Special Counsel Dellinger does so as the enforcement and prosecutorial arm of the Merit Systems Protection Board (MSPB). Yet, the president has been thwarted on what I believe are specious grounds by Judge Amy Berman Jackson, an Obama appointee to the federal district court in Washington, D.C.

Dellinger got an extended two-week lease on life, in the form of Judge Jackson’s temporary restraining order. Although the Trump Justice Department appealed, a divided three-judge panel of the D.C. Circuit Court of Appeals declined to disturb the temporary restraining order, rationalizing that it would be only two weeks and then Jackson would hold a hearing to sort things out. The Supreme Court went along with the circuit, over a strong dissent from Justice Neil Gorsuch, joined by Justice Clarence Thomas.

Rather than ride out his good fortune until the hearing, which is taking place today, Dellinger used this lease on life to make a submission to the MSPB on behalf of six other federal employees.

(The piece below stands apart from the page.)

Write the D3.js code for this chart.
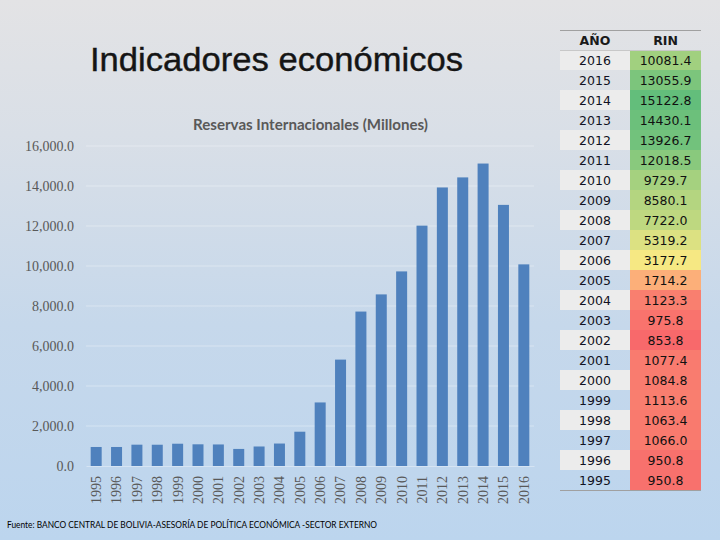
<!DOCTYPE html>
<html><head><meta charset="utf-8">
<script src="https://cdn.jsdelivr.net/npm/d3@7"></script>
<style>html,body{margin:0;padding:0;}svg{display:block;}</style>
</head><body>
<script>
const years = [1995,1996,1997,1998,1999,2000,2001,2002,2003,2004,2005,2006,2007,2008,2009,2010,2011,2012,2013,2014,2015,2016];
const rin = [950.8,950.8,1066.0,1063.4,1113.6,1084.8,1077.4,853.8,975.8,1123.3,1714.2,3177.7,5319.2,7722.0,8580.1,9729.7,12018.5,13926.7,14430.1,15122.8,13055.9,10081.4];
const yTicks = [0,2000,4000,6000,8000,10000,12000,14000,16000];
const pageTitle = "Indicadores económicos";
const chartTitle = "Reservas Internacionales (Millones)";
const sourceNote = "Fuente: BANCO CENTRAL DE BOLIVIA-ASESORÍA DE POLÍTICA ECONÓMICA -SECTOR EXTERNO";
const tableHeaders = ["AÑO","RIN"];

const W = 720, H = 540;
const svg = d3.select("body").append("svg").attr("width", W).attr("height", H);
const defs = svg.append("defs");
const grad = defs.append("linearGradient").attr("id","bg").attr("x1",0).attr("y1",0).attr("x2",0).attr("y2",1);
grad.append("stop").attr("offset","0%").attr("stop-color","#e3e3e5");
grad.append("stop").attr("offset","25%").attr("stop-color","#d9dfe7");
grad.append("stop").attr("offset","60%").attr("stop-color","#c6d8eb");
grad.append("stop").attr("offset","100%").attr("stop-color","#bcd5ee");
svg.append("rect").attr("width",W).attr("height",H).attr("fill","url(#bg)");

svg.append("text").attr("x",90).attr("y",71).text(pageTitle)
  .attr("font-family","Liberation Sans, Arial, sans-serif").attr("font-size",33).attr("fill","#151515")
  .attr("stroke","#151515").attr("stroke-width",0.4)
  .attr("textLength",373).attr("lengthAdjust","spacingAndGlyphs");

svg.append("text").attr("x",310.5).attr("y",130).attr("text-anchor","middle").text(chartTitle)
  .attr("font-family","Lato, sans-serif").attr("font-weight",700).attr("font-size",14.5).attr("fill","#595959")
  .attr("textLength",235).attr("lengthAdjust","spacingAndGlyphs");

const x = d3.scaleBand().domain(years).range([86,534]).paddingInner(0.46).paddingOuter(0.23);
const y = d3.scaleLinear().domain([0,16000]).range([466,146]);

// gridlines
svg.append("g").selectAll("line").data(yTicks.filter(d=>d>0)).join("line")
  .attr("x1",86).attr("x2",534).attr("y1",d=>y(d)).attr("y2",d=>y(d))
  .attr("stroke","#ffffff").attr("stroke-opacity",0.35).attr("stroke-width",1);

// y axis labels
const yAxis = svg.append("g").attr("transform","translate(74,0)")
  .call(d3.axisLeft(y).tickValues(yTicks).tickFormat(d3.format(",.1f")).tickSize(0).tickPadding(0));
yAxis.select(".domain").remove();
yAxis.selectAll("text").attr("font-family","Liberation Serif, Times New Roman, serif").attr("font-size",14).attr("fill","#595959");

// bars
svg.append("g").selectAll("rect").data(years).join("rect")
  .attr("x",d=>x(d)).attr("width",x.bandwidth())
  .attr("y",(d,i)=>y(rin[i])).attr("height",(d,i)=>y(0)-y(rin[i]))
  .attr("fill","#4f81bd");

// x axis labels
const xAxis = svg.append("g").attr("transform","translate(0,466)")
  .call(d3.axisBottom(x).tickSize(0).tickPadding(0));
xAxis.select(".domain").attr("stroke","#ffffff").attr("stroke-opacity",0.35);
xAxis.selectAll("text")
  .attr("font-family","Liberation Serif, Times New Roman, serif").attr("font-size",14).attr("fill","#595959")
  .attr("transform","rotate(-90)").attr("text-anchor","end").attr("dy","0.35em").attr("x",-10).attr("y",0);

// source
svg.append("text").attr("x",7).attr("y",528).text(sourceNote)
  .attr("font-family","Lato, sans-serif").attr("font-size",9.5).attr("fill","#000")
  .attr("textLength",370).attr("lengthAdjust","spacingAndGlyphs");

// table
const tX0 = 560, tX1 = 630, tX2 = 701, tY0 = 30, rowH = 20;
const rows = years.map((yr,i)=>({year:yr, v:rin[i]})).reverse();
const sorted = rin.slice().sort((a,b)=>a-b);
const color = d3.scaleLinear().domain([d3.min(rin), d3.median(sorted), d3.max(rin)])
  .range(["#f8696b","#ffeb84","#63be7b"]).interpolate(d3.interpolateRgb);
const tbl = svg.append("g");
tbl.selectAll("rect.yr").data(rows).join("rect").attr("class","yr")
  .attr("x",tX0).attr("width",tX1-tX0).attr("y",(d,i)=>tY0+rowH*(i+1)).attr("height",rowH)
  .attr("fill",(d,i)=>i%2===0?"#ececec":"none");
tbl.selectAll("rect.v").data(rows).join("rect").attr("class","v")
  .attr("x",tX1).attr("width",tX2-tX1).attr("y",(d,i)=>tY0+rowH*(i+1)).attr("height",rowH)
  .attr("fill",d=>color(d.v));
tbl.selectAll("text.h").data(tableHeaders).join("text").attr("class","h")
  .attr("x",(d,i)=>i===0?(tX0+tX1)/2:(tX1+tX2)/2).attr("y",tY0+rowH/2+5).attr("text-anchor","middle")
  .text(d=>d).attr("font-family","DejaVu Sans, Verdana, sans-serif").attr("font-weight","bold").attr("font-size",12.5).attr("fill","#1a1a1a");
tbl.selectAll("text.yt").data(rows).join("text").attr("class","yt")
  .attr("x",(tX0+tX1)/2).attr("y",(d,i)=>tY0+rowH*(i+1)+rowH/2+5).attr("text-anchor","middle")
  .text(d=>d.year).attr("font-family","DejaVu Sans, Verdana, sans-serif").attr("font-size",12.5).attr("fill","#111122");
tbl.selectAll("text.vt").data(rows).join("text").attr("class","vt")
  .attr("x",(tX1+tX2)/2).attr("y",(d,i)=>tY0+rowH*(i+1)+rowH/2+5).attr("text-anchor","middle")
  .text(d=>d3.format(".1f")(d.v)).attr("font-family","DejaVu Sans, Verdana, sans-serif").attr("font-size",12.5).attr("fill","#111111");
[tY0, tY0+rowH, tY0+rowH*(rows.length+1)].forEach((yy,k)=>{
  tbl.append("line").attr("x1",tX0).attr("x2",tX2).attr("y1",yy+0.5).attr("y2",yy+0.5)
    .attr("stroke",k===1?"#c8c8c8":"#a0a0a0").attr("stroke-width",1);
});
</script>
</body></html>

The Trump administration had fired (through Elon Musk’s DOGE project) the six because they are still in the probationary period — the first year or so after hiring, during which federal employees are not yet vested in civil service protections.

And now, as night follows day, the MSPB has reinstated the six employees in an order issued by Raymond A. Limon, a Biden appointee to the board. As the New York Times reports, Limon concluded that there were “reasonable grounds to believe” that the relevant agencies had “engaged in a prohibited personnel practice.”

Translation: Congress, not the president, determines who gets to exercise the president’s constitutional power.

The MSPB said its reinstatement would remain in effect until at least April 10, while the Office of Special Counsel — i.e., Dellinger — continues investigating. As I noted in the last piece on Dellinger, he considered the six employees just the start. The Times echoes this hope that Dellinger’s maneuver, now affirmed by the MSPB over the president’s objection, will lead to “the restoration of thousands of jobs cut by the Trump administration.” Even if Dellinger is removed, as he should be, the six employees, and perhaps thousands others similarly situated, will contend that the MSPB’s ruling (based on Dellinger’s machinations) means their positions cannot legitimately be terminated.

I continue to wonder whether, if they had known Dellinger was going to continue acting, rather than maintain the status quo until Jackson’s scheduled hearing, the Supreme Court would have sat on its hands. If a lower court judge is clearly usurping the president’s constitutional authority under Article II, it’s no excuse to tolerate the usurpation because it’s only for 14 days. Put another way, if a court has the power to remove the president’s power for two weeks, why not two months . . . or two years? . . .

In any event, the battle between the Constitution’s separation-of-powers framework and the progressive administrative state is on. We’ll see what happens at Judge Jackson’s hearing regarding Dellinger today.